══ Material shown ══
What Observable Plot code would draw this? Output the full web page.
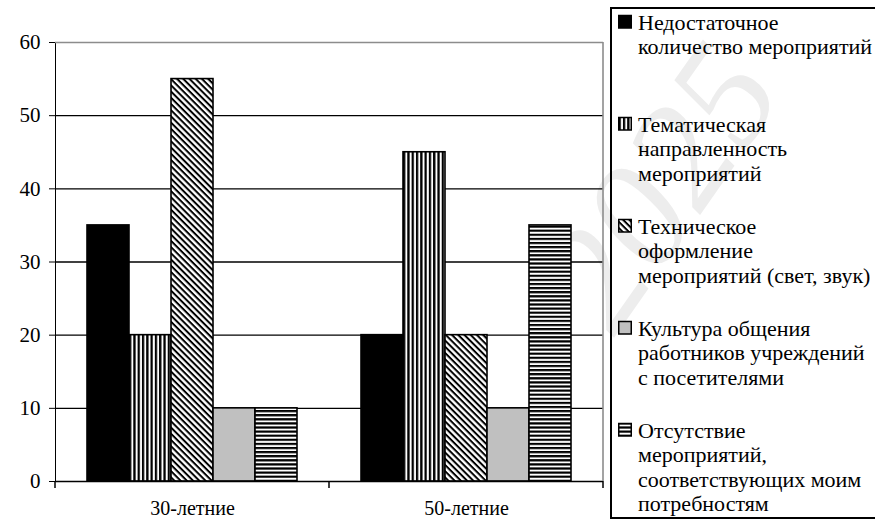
<!DOCTYPE html>
<html lang="ru">
<head>
<meta charset="utf-8">
<script src="https://cdn.jsdelivr.net/npm/d3@7"></script>
<script src="https://cdn.jsdelivr.net/npm/@observablehq/plot@0.6"></script>
<style>
  html, body { margin: 0; padding: 0; background: #fff; }
  body { font-family: "Liberation Serif", "Times New Roman", serif; color: #000; }
  #wrap { position: relative; width: 875px; height: 521px; overflow: hidden; background: #fff; }
  #watermark { position: absolute; left: 0; top: 0; z-index: 0; }
  #chart { position: absolute; left: 0; top: 0; z-index: 1; }
  #legend { position: absolute; left: 610px; top: 0; z-index: 1; overflow: hidden; }
</style>
</head>
<body>
<div id="wrap">
  <svg id="watermark" width="875" height="521"></svg>
  <div id="chart"></div>
  <svg id="legend" width="265" height="521"></svg>
</div>
<script>
// ---- data ----
const groups = ["30-летние", "50-летние"];
const series = [
  "Недостаточное количество мероприятий",
  "Тематическая направленность мероприятий",
  "Техническое оформление мероприятий (свет, звук)",
  "Культура общения работников учреждений с посетителями",
  "Отсутствие мероприятий, соответствующих моим потребностям"
];
const legendLines = [
  ["Недостаточное", "количество мероприятий"],
  ["Тематическая", "направленность", "мероприятий"],
  ["Техническое", "оформление", "мероприятий (свет, звук)"],
  ["Культура общения", "работников учреждений", "с посетителями"],
  ["Отсутствие", "мероприятий,", "соответствующих моим", "потребностям"]
];
const values30 = [35, 20, 55, 10, 10];
const values50 = [20, 45, 20, 10, 35];
const yTicks = [0, 10, 20, 30, 40, 50, 60];

// ---- styles ----
const FONT = "Liberation Serif, Times New Roman, serif";
const fills = ["#000000", "url(#pVert)", "url(#pDiag)", "#c0c0c0", "url(#pHorz)"];

const valuesByGroup = [values30, values50];
const data = groups.flatMap((g, gi) =>
  series.map((s, si) => ({group: g, series: s, value: valuesByGroup[gi][si]}))
);

const plot = Plot.plot({
  width: 610,
  height: 521,
  marginLeft: 55,
  marginRight: 7,
  marginTop: 42,
  marginBottom: 40,
  style: {fontFamily: FONT, fontSize: "20px", color: "#000", background: "transparent", overflow: "visible"},
  facet: {data, x: "group"},
  fx: {domain: groups, padding: 0, label: null, tickSize: 0, tickPadding: 19, axis: "bottom"},
  x: {domain: series, paddingInner: 0, paddingOuter: 0.76, axis: null},
  y: {domain: [0, 60], ticks: yTicks, tickSize: 6, tickPadding: 9, label: null, line: true},
  color: {domain: series, range: fills},
  marks: [
    Plot.ruleY(yTicks.slice(1, -1), {stroke: "#000", strokeWidth: 1.4}),
    Plot.ruleY([yTicks[yTicks.length - 1]], {stroke: "#8c8c8c", strokeWidth: 1.6}),
    Plot.barY(data, {x: "series", y: "value", fill: "series", stroke: "#000", strokeWidth: 1.6}),
    Plot.ruleY([0], {stroke: "#000", strokeWidth: 1.6})
  ]
});
document.getElementById("chart").appendChild(plot);

const svg = d3.select(plot.tagName.toLowerCase() === "svg" ? plot : plot.querySelector("svg"));
svg.selectAll("[aria-label='y-axis tick label'] text, g[aria-label='y-axis'] text").style("font-size", "21px");

// patterns
const defs = svg.insert("defs", ":first-child");
const pv = defs.append("pattern").attr("id", "pVert").attr("patternUnits", "userSpaceOnUse")
  .attr("width", 4.3).attr("height", 10);
pv.append("rect").attr("width", 4.3).attr("height", 10).attr("fill", "#fff");
pv.append("rect").attr("width", 2.3).attr("height", 10).attr("fill", "#000");

const ph = defs.append("pattern").attr("id", "pHorz").attr("patternUnits", "userSpaceOnUse")
  .attr("width", 10).attr("height", 4.1);
ph.append("rect").attr("width", 10).attr("height", 4.1).attr("fill", "#fff");
ph.append("rect").attr("width", 10).attr("height", 2.2).attr("fill", "#000");

const pd = defs.append("pattern").attr("id", "pDiag").attr("patternUnits", "userSpaceOnUse")
  .attr("width", 10).attr("height", 4.4).attr("patternTransform", "rotate(45)");
pd.append("rect").attr("width", 10).attr("height", 4.4).attr("fill", "#fff");
pd.append("rect").attr("width", 10).attr("height", 2.0).attr("fill", "#000");

// axis boundary ticks and right frame border, from the library's scales
const fx = plot.scale("fx");
const ys = plot.scale("y");
const y0 = ys.apply(0), yTop = ys.apply(yTicks[yTicks.length - 1]);
const bounds = groups.map(g => fx.apply(g)).concat([fx.apply(groups[groups.length - 1]) + fx.bandwidth]);
const deco = svg.append("g");
deco.selectAll("line.tk").data(bounds).join("line")
  .attr("x1", d => d).attr("x2", d => d).attr("y1", y0).attr("y2", y0 + 7)
  .attr("stroke", "#000").attr("stroke-width", 1.5);
deco.append("line")
  .attr("x1", bounds[bounds.length - 1]).attr("x2", bounds[bounds.length - 1])
  .attr("y1", yTop).attr("y2", y0)
  .attr("stroke", "#8c8c8c").attr("stroke-width", 1.6);

// legend (SVG box, right edge runs past the page as in the reference)
const lg = d3.select("#legend").style("font-family", FONT);
lg.append("rect").attr("x", 1).attr("y", 8).attr("width", 320).attr("height", 510)
  .attr("fill", "none").attr("stroke", "#000").attr("stroke-width", 2);
const itemCenters = [23, 125, 227, 329, 431];
const lineStep = 24.6;
series.forEach((s, i) => {
  const c = itemCenters[i];
  lg.append("rect").attr("x", 8.75).attr("y", c - 7.5).attr("width", 12.5).attr("height", 12.5)
    .attr("fill", fills[i]).attr("stroke", "#000").attr("stroke-width", 1.5);
  legendLines[i].forEach((l, j) => {
    lg.append("text").attr("x", 28).attr("y", c + 6.5 + j * lineStep)
      .attr("font-size", 22).attr("fill", "#000").text(l);
  });
});

// faint watermark
const wm = d3.select("#watermark");
wm.append("text").attr("x", 700).attr("y", 215).attr("text-anchor", "middle")
  .attr("transform", "rotate(-55 700 215)")
  .attr("font-family", FONT).attr("font-style", "italic").attr("font-size", 150)
  .attr("fill", "#ededed").text("2025");
</script>
</body>
</html>
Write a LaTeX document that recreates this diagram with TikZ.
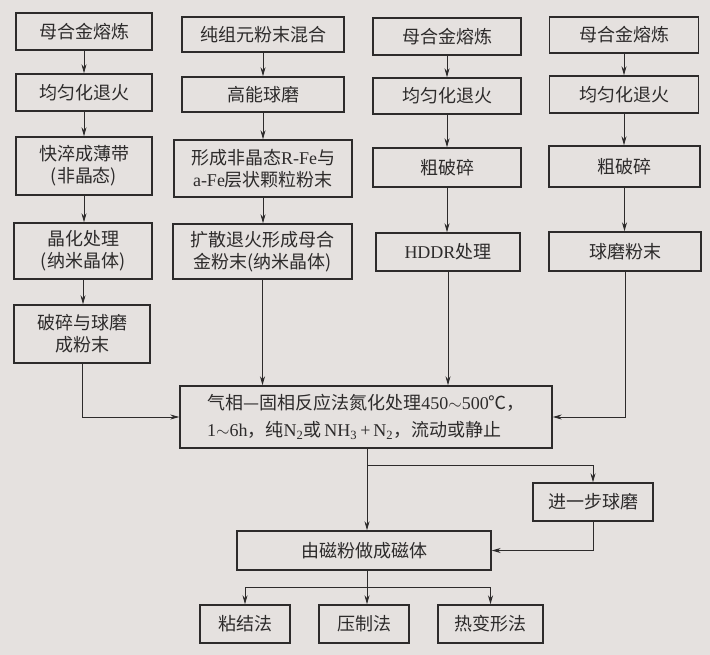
\documentclass[tikz,border=0pt]{standalone}
\usepackage{fontspec}
\setmainfont{Noto Sans CJK SC}
\newfontfamily\lat{Liberation Serif}
\usetikzlibrary{arrows.meta,calc}
\definecolor{bg}{RGB}{229,225,223}
\definecolor{ink}{RGB}{45,43,43}
\begin{document}
\begin{tikzpicture}[x=1pt,y=-1pt,
  box/.style={draw=ink,line width=1.4pt,rectangle,inner sep=0pt,align=center,text=ink,
    font=\fontsize{18}{22}\selectfont},
  arr/.style={draw=ink,line width=0.9pt,-{Stealth[length=9pt,width=5pt]}},
  ln/.style={draw=ink,line width=0.9pt}]
\fill[bg] (0,0) rectangle (710,655);
\useasboundingbox (0,0) rectangle (710,655);
% column 1
\node[box,minimum width=136,minimum height=37] (a1) at (84,31.5) {母合金熔炼};
\node[box,minimum width=136,minimum height=37] (a2) at (84,92.5) {均匀化退火};
\node[box,minimum width=136,minimum height=58] (a3) at (84,166) {快淬成薄带\\(非晶态)};
\node[box,minimum width=138,minimum height=56] (a4) at (83,251) {晶化处理\\(纳米晶体)};
\node[box,minimum width=136,minimum height=58] (a5) at (82,334) {破碎与球磨\\成粉末};
% column 2
\node[box,minimum width=162,minimum height=35] (b1) at (263,34.5) {纯组元粉末混合};
\node[box,minimum width=162,minimum height=35] (b2) at (263,94.5) {高能球磨};
\node[box,minimum width=178,minimum height=57] (b3) at (263,168.5) {形成非晶态{\lat R-Fe}与\\{\lat a-Fe}层状颗粒粉末};
\node[box,minimum width=179,minimum height=55] (b4) at (262.5,251.5) {扩散退火形成母合\\金粉末(纳米晶体)};
% column 3
\node[box,minimum width=148,minimum height=37] (c1) at (447,36.5) {母合金熔炼};
\node[box,minimum width=148,minimum height=36] (c2) at (447,96) {均匀化退火};
\node[box,minimum width=148,minimum height=39] (c3) at (447,167.5) {粗破碎};
\node[box,minimum width=144,minimum height=38] (c4) at (448,252) {{\lat HDDR}处理};
% column 4
\node[box,minimum width=149,minimum height=36] (d1) at (624,35) {母合金熔炼};
\node[box,minimum width=149,minimum height=37] (d2) at (624,94.5) {均匀化退火};
\node[box,minimum width=151,minimum height=41] (d3) at (624.5,166.5) {粗破碎};
\node[box,minimum width=152,minimum height=39] (d4) at (625,251.5) {球磨粉末};
% main
\node[box,minimum width=372,minimum height=62,align=left,font=\fontsize{18}{27}\selectfont] (m) at (366,417)
  {气相—固相反应法氮化处理{\lat 450}$\sim${\lat 500}℃，\\{\lat 1}$\sim${\lat 6h}，纯{\lat N\textsubscript{2}}或{\lat\,NH\textsubscript{3}\,+\,N\textsubscript{2}}，流动或静止};
\node[box,minimum width=120,minimum height=38] (e) at (593,502) {进一步球磨};
\node[box,minimum width=254,minimum height=39] (f) at (364,550.5) {由磁粉做成磁体};
\node[box,minimum width=90,minimum height=38] (g1) at (245,624) {粘结法};
\node[box,minimum width=90,minimum height=38] (g2) at (364,624) {压制法};
\node[box,minimum width=105,minimum height=38] (g3) at (490.5,624) {热变形法};
% connectors
\foreach \p/\q in {a1/a2,a2/a3,a3/a4,a4/a5,b1/b2,b2/b3,b3/b4,c1/c2,c2/c3,c3/c4,d1/d2,d2/d3,d3/d4}
  \draw[arr] (\p.south) -- (\p.south |- \q.north);
\draw[arr] (a5.south) |- (m.west);
\draw[arr] (b4.south) -- (b4.south |- m.north);
\draw[arr] (c4.south) -- (c4.south |- m.north);
\draw[arr] (d4.south) |- (m.east);
\coordinate (ms) at (367,448);
\coordinate (br) at (367,465);
\draw[arr] (ms) -- (ms |- f.north);
\draw[arr] (br) -| (e.north);
\draw[arr] (e.south) |- (f.east);
\coordinate (fs) at (367,570);
\coordinate (sp) at (367,587);
\draw[arr] (fs) -- (fs |- g2.north);
\draw[arr] (sp) -| (g1.north);
\draw[arr] (sp) -| (g3.north);
\end{tikzpicture}
\end{document}
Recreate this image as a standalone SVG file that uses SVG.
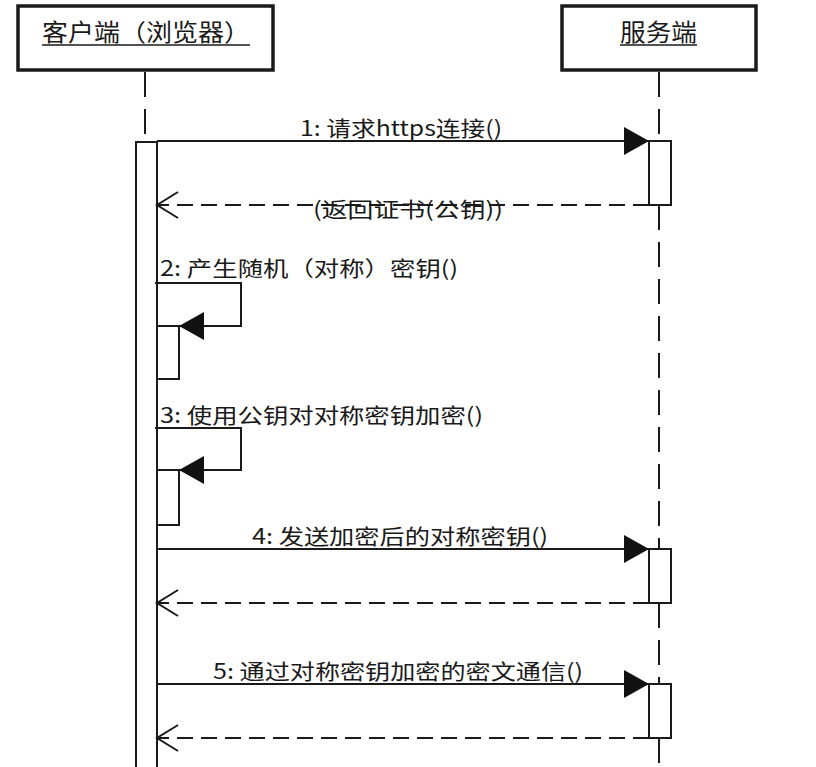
═══
Given problem: Collect each line holding the string "this".

Finished task:
What Observable Plot code would draw this? Output the full web page.
Write a LaTeX document that recreates this diagram with TikZ.
Recreate this image as a standalone SVG file that uses SVG.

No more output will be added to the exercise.